Rafa Araujo
Kala - Nascimento
Sobre o Espetáculo Cicatrizes
Antes da pandemia do COVID 19, o grupo realizou um experimento com o carvão no espaço na Associação de Moradores e Amigos do Bairro Jardim Julieta - AMAJU. Foi bastante prazerosa essa vivência mas também muito forte, principalmente quando o Thico, um dos integrantes do coletivo, é coberto com um plástico no chão e em cima do seu rosto é colocado alguns carvões. Após a realização da investigação, nos sentamos em roda e falamos sobre a nossa relação com o carvão. Lembro que compartilhei com o grupo que o carvão me trazia uma memória de churrasco em família, de coletividade e de festividade preta.

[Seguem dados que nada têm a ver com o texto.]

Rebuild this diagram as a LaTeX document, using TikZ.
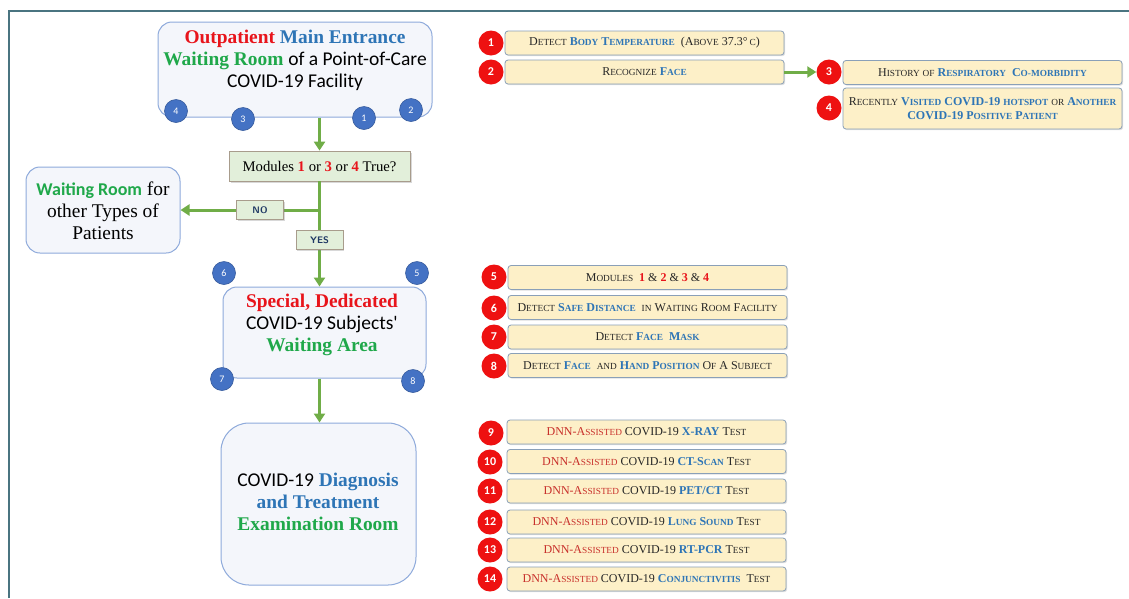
\documentclass[tikz,border=0pt]{standalone}
\usepackage{fontspec}
\setmainfont{Liberation Serif}
\newfontfamily\calf{Carlito}
\usetikzlibrary{arrows.meta,shadows}

\definecolor{framec}{HTML}{4A7480}
\definecolor{bboxd}{HTML}{8EAADB}
\definecolor{bboxf}{HTML}{F4F6FB}
\definecolor{cred}{HTML}{E8141B}
\definecolor{cblue}{HTML}{2E75B6}
\definecolor{cgreen}{HTML}{1FA84A}
\definecolor{flowc}{HTML}{70AD47}
\definecolor{decf}{HTML}{E2EFDA}
\definecolor{decd}{HTML}{A89C8C}
\definecolor{dotb}{HTML}{4472C4}
\definecolor{dotr}{HTML}{EE1111}
\definecolor{itemf}{HTML}{FDF0C8}
\definecolor{itemd}{HTML}{8AA0B8}
\definecolor{itemt}{HTML}{262626}
\definecolor{dnn}{HTML}{C8302B}
\definecolor{lbl}{HTML}{1F3864}

% fake small caps: first letter full size, the rest uppercase and smaller
\newcommand\scs[1]{{\fontsize{9.3}{11}\selectfont\uppercase{#1}}}
\makeatletter
\let\SCstop\relax
\def\scw#1#2\@nil{#1\scs{#2}}
\def\SC#1{\SC@a#1 \SCstop}
\def\SC@a#1 #2\SCstop{\scw#1\@nil\ifx\relax#2\relax\else\ \SC@a#2\SCstop\fi}
\makeatother
\newcommand\hb[1]{{\bfseries\color{cblue}#1}}
\newcommand\rn[1]{{\bfseries\color{cred}#1}}
\newcommand\dnnA{{\color{dnn}DNN-A\scs{ssisted}}}
\newcommand\cb[1]{{\calf\fontsize{19.5}{22}\selectfont #1}}

\tikzset{
  bigbox/.style={draw=bboxd, fill=bboxf, line width=1pt, rounded corners=14pt},
  bigtext/.style={align=center, font=\fontsize{19.4}{22}\selectfont},
  bluedot/.style={circle, fill=dotb, draw=dotb!80!black, line width=0.6pt, minimum size=23pt, inner sep=0pt, text=white, font=\calf\fontsize{10}{10}\selectfont},
  reddot/.style={circle, fill=dotr, minimum size=25pt, inner sep=0pt, text=white, font=\calf\bfseries\fontsize{12}{12}\selectfont},
  item/.style={draw=itemd, fill=itemf, line width=0.8pt, rounded corners=3pt, minimum width=279pt, minimum height=24pt, inner sep=1pt, text=itemt, align=center, font=\fontsize{12}{13.5}\selectfont, drop shadow={opacity=0.25, shadow xshift=1.2pt, shadow yshift=-1.2pt}},
  decbox/.style={draw=decd, fill=decf, line width=0.8pt, drop shadow={opacity=0.3, shadow xshift=1.5pt, shadow yshift=-1.5pt}},
  lblbox/.style={draw=decd, fill=decf, line width=0.8pt, minimum width=47pt, minimum height=19pt, inner sep=0pt, text=lbl, font=\sffamily\bfseries\fontsize{9.5}{9.5}\selectfont, drop shadow={opacity=0.3, shadow xshift=1.2pt, shadow yshift=-1.2pt}},
  flow/.style={draw=flowc, line width=3pt, -{Triangle[length=9pt,width=11pt]}},
  flowline/.style={draw=flowc, line width=3pt},
}

\begin{document}
\begin{tikzpicture}[x=1pt, y=-1pt]
\useasboundingbox (0,0) rectangle (1129,598);
\fill[white] (0,0) rectangle (1129,598);

% outer frame
\draw[framec, line width=2pt] (9,598) -- (9,11) -- (1129,11);

% ---- left flow ----
\node[bigbox, minimum width=274pt, minimum height=95pt] (main) at (295,69.5) {};
\node[bigtext] (maint) at (295,60) {{\bfseries\color{cred}Outpatient} {\bfseries\color{cblue}Main Entrance}\\
  {\bfseries\color{cgreen}Waiting Room} \cb{of a Point-of-Care}\\
  \cb{COVID-19 Facility}};
\node[bluedot] (b4) at (176,111) {4};
\node[bluedot] (b3) at (243,119) {3};
\node[bluedot] (b1) at (364,118) {1};
\node[bluedot] (b2) at (411,110) {2};

\node[decbox, minimum width=181pt, minimum height=30pt, font=\fontsize{14.7}{16}\selectfont] (dec) at (319.5,166)
  {Modules \rn{1} or \rn{3} or \rn{4} True?};

\node[bigbox, minimum width=154pt, minimum height=86pt] (wr) at (103,210) {};
\node[bigtext] (wrt) at (103,211) {{\calf\bfseries\fontsize{18}{22}\selectfont\color{cgreen}Waiting Room} for\\ other Types of\\ Patients};

\node[bigbox, minimum width=203pt, minimum height=91pt] (spec) at (324.5,332.5) {};
\node[bigtext] (spect) at (322,324.5) {{\bfseries\color{cred}Special, Dedicated}\\
  \cb{COVID-19 Subjects'}\\ {\bfseries\color{cgreen}Waiting Area}};
\node[bluedot] (b6) at (224,273) {6};
\node[bluedot] (b5) at (417,273) {5};
\node[bluedot] (b7) at (222,379) {7};
\node[bluedot] (b8) at (413,381) {8};

\node[bigbox, rounded corners=28pt, minimum width=195pt, minimum height=162pt] (exam) at (318.5,504) {};
\node[bigtext] (examt) at (318,502) {\cb{COVID-19} {\bfseries\color{cblue}Diagnosis}\\
  {\bfseries\color{cblue}and Treatment}\\ {\bfseries\color{cgreen}Examination Room}};

% connectors
\coordinate (j) at (dec.south |- wr.east);
\draw[flow] (dec.north |- main.south) -- (dec.north);
\draw[flowline] (dec.south) -- (j);
\draw[flow] (j) -- (wr.east);
\draw[flow] (j) -- (dec.south |- spec.north);
\draw[flow] (dec.south |- spec.south) -- (dec.south |- exam.north);
\node[lblbox] (no) at (260,210) {NO};
\node[lblbox] (yes) at (319.5,240) {YES};

% ---- right column: modules ----
\node[item] (r1) at (644.5,43) {\SC{Detect} \hb{\SC{Body Temperature}} \ (A\scs{bove} 37.3°\,\scs{c})};
\node[reddot] (c1) at (491,43) {1};
\node[item] (r2) at (644.5,72) {\SC{Recognize} \hb{\SC{Face}}};
\node[reddot] (c2) at (491,72) {2};
\node[item] (r3) at (982.5,72.5) {\SC{History} \scs{of} \hb{\SC{Respiratory} \ \SC{Co-morbidity}}};
\node[reddot] (c3) at (829,72) {3};
\node[item, minimum height=41pt] (r4) at (982.5,108.5) {\SC{Recently} \hb{\SC{Visited} COVID-19 \scs{hotspot}} \scs{or} \hb{\SC{Another}}\\
  \hb{COVID-19 \SC{Positive Patient}}};
\node[reddot] (c4) at (829,108) {4};
\draw[flow] (r2.east) -- (c3.west);

\node[item] (r5) at (647.5,277.5) {\SC{Modules} \ \rn{1} \& \rn{2} \& \rn{3} \& \rn{4}};
\node[reddot] (c5) at (494,277) {5};
\node[item] (r6) at (647.5,307.5) {\SC{Detect} \hb{\SC{Safe Distance}} \ \scs{in} \SC{Waiting Room Facility}};
\node[reddot] (c6) at (494,308) {6};
\node[item] (r7) at (647.5,337) {\SC{Detect} \hb{\SC{Face} \ \SC{Mask}}};
\node[reddot] (c7) at (494,337) {7};
\node[item] (r8) at (647.5,365.5) {\SC{Detect} \hb{\SC{Face}} \ \scs{and} \hb{\SC{Hand Position}} \SC{Of A Subject}};
\node[reddot] (c8) at (494,366) {8};

% ---- right column: tests ----
\node[item] (r9) at (646.5,432) {\dnnA{} COVID-19 \hb{X-RAY} T\scs{est}};
\node[reddot] (c9) at (491,433) {9};
\node[item] (r10) at (646.5,461.5) {\dnnA{} COVID-19 \hb{CT-S\scs{can}} T\scs{est}};
\node[reddot] (c10) at (490,462) {10};
\node[item] (r11) at (646.5,491) {\dnnA{} COVID-19 \hb{PET/CT} T\scs{est}};
\node[reddot] (c11) at (490,491) {11};
\node[item] (r12) at (646.5,522) {\dnnA{} COVID-19 \hb{\SC{Lung Sound}} T\scs{est}};
\node[reddot] (c12) at (490,522) {12};
\node[item] (r13) at (646.5,550) {\dnnA{} COVID-19 \hb{RT-PCR} T\scs{est}};
\node[reddot] (c13) at (490,550) {13};
\node[item] (r14) at (646.5,579) {\dnnA{} COVID-19 \hb{\SC{Conjunctivitis}} \ T\scs{est}};
\node[reddot] (c14) at (490,579) {14};
\end{tikzpicture}
\end{document}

Ao retomar essa investigação com o carvão em casa, devido ao isolamento social, eu me baseei nos indicativos e dispositivos proposto pelo Diretor Luiz Anastácio, e com isso, revisitei os encontros que tivemos virtualmente sobre nossos heróis, sobre os cômodos escolhidos por cada integrante e sobre o experimento realizado com o carvão no Espaço da AMAJU. Rememorar os processos vivenciados tanto no presencial quanto no virtual foi fundamental para a investigação e para construção da cena no espetáculo. Em todos os experimentos realizados em casa, no cômodo do banheiro, minha mãe me ajudou, sem a ajuda dela, com certeza minha cena teria ido para outro lugar.

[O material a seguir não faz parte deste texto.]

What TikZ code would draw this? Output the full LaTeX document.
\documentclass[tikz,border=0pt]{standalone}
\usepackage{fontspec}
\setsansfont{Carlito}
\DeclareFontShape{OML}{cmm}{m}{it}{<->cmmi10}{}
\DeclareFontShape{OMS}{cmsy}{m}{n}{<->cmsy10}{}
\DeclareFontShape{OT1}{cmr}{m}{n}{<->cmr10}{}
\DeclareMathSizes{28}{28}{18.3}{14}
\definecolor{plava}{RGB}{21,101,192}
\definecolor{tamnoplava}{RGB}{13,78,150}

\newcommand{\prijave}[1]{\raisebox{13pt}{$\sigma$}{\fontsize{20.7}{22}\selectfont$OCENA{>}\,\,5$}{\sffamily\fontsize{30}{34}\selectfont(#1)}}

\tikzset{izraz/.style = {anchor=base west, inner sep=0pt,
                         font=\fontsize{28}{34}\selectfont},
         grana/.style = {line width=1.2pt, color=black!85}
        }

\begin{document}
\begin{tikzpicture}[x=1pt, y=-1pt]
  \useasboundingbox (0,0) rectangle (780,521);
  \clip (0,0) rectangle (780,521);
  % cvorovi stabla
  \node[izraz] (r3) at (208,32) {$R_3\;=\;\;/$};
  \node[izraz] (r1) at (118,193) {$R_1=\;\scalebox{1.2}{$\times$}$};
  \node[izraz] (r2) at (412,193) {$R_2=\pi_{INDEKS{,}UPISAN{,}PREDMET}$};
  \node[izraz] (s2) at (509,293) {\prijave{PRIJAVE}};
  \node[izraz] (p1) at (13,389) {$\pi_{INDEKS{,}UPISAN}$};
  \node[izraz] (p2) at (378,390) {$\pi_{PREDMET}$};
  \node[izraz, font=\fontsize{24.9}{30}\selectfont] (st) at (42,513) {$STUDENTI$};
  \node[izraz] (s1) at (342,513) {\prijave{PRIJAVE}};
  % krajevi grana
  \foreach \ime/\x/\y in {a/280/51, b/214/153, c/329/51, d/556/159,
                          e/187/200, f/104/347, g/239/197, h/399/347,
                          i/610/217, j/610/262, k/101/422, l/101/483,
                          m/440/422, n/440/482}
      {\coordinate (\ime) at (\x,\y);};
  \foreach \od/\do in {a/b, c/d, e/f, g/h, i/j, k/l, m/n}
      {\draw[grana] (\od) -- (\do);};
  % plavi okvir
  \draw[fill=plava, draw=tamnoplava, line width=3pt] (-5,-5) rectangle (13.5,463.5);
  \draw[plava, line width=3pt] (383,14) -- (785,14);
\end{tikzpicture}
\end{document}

A ideia inicial era tomar um banho com o carvão, mas as provocações do diretor Luiz Anastácio, potencializou a liberação dos meus desejos e vontades, que ainda estavam no plano do inconsciente, e passei a investigar o carvão em várias partes do meu corpo. Acrescentei uma roupa com brilho também embaixo de uma indumentária de saco de lixo que eu mesma fiz, preguei saco de lixo em volta do banheiro, coloquei papel alumínio na cena. O objetivo era criar asas e uma coroa com o papel alumínio, tentei várias vezes, mas não consegui produzi-los da forma que gostaria, entretanto com a ajuda do diretor do diretor Luiz Anastácio, conseguimos produzir com outros tipos de materiais as asas, coroa e costeiro para cena ritual coletiva.

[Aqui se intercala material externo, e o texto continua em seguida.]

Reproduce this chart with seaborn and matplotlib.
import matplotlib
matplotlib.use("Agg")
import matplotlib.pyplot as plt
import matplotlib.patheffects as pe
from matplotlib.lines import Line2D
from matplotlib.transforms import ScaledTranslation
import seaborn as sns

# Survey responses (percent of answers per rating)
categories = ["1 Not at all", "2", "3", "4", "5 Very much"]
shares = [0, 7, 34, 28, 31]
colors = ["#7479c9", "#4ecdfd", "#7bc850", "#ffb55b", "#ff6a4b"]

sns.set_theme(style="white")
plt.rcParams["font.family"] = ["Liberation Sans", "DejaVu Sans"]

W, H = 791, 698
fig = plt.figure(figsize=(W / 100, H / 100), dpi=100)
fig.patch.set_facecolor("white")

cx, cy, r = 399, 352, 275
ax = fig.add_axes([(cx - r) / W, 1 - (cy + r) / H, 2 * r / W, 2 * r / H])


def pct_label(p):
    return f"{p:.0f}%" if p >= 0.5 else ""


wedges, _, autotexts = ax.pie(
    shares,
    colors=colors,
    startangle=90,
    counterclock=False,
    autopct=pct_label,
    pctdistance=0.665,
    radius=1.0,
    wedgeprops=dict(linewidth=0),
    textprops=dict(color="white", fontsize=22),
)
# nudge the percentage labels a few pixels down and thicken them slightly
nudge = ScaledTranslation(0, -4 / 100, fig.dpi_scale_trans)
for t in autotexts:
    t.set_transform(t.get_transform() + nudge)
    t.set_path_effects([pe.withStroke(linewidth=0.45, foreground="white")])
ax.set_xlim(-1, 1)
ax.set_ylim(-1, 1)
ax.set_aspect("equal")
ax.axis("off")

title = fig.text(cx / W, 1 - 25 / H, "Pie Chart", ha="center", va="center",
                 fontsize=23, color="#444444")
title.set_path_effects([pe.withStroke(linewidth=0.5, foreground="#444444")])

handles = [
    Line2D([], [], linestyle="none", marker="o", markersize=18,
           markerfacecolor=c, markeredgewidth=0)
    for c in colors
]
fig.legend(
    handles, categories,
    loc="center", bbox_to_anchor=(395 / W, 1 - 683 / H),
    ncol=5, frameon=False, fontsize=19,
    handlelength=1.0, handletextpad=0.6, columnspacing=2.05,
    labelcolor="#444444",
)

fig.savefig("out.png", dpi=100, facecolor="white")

Reflito que o processo de criação e compartilhamento foram muito importante e potente, dado que através desse fazer artístico, refleti muito sobre a relação do espaço banheiro com a história do meu nascimento, e com a história dos meus pais, que antecede a minha existência. Nesse processo intenso, que mergulhei na construção da cena, do figurino, da super heroína muito ancorada nos dispositivos propostos pelo diretor Luiz Anastácio, eu consegui olhar no mais profundo do meu íntimo, e vê uma parte de mim, que estava adormecida e muito enfraquecida, mas nunca deixou de ser, porque também é uma parte que me constitui, faz parte do meu ser. Ao despertar e fortalecer essa parte, eu ressignifico minhas marcas, floresço, renasço e voou.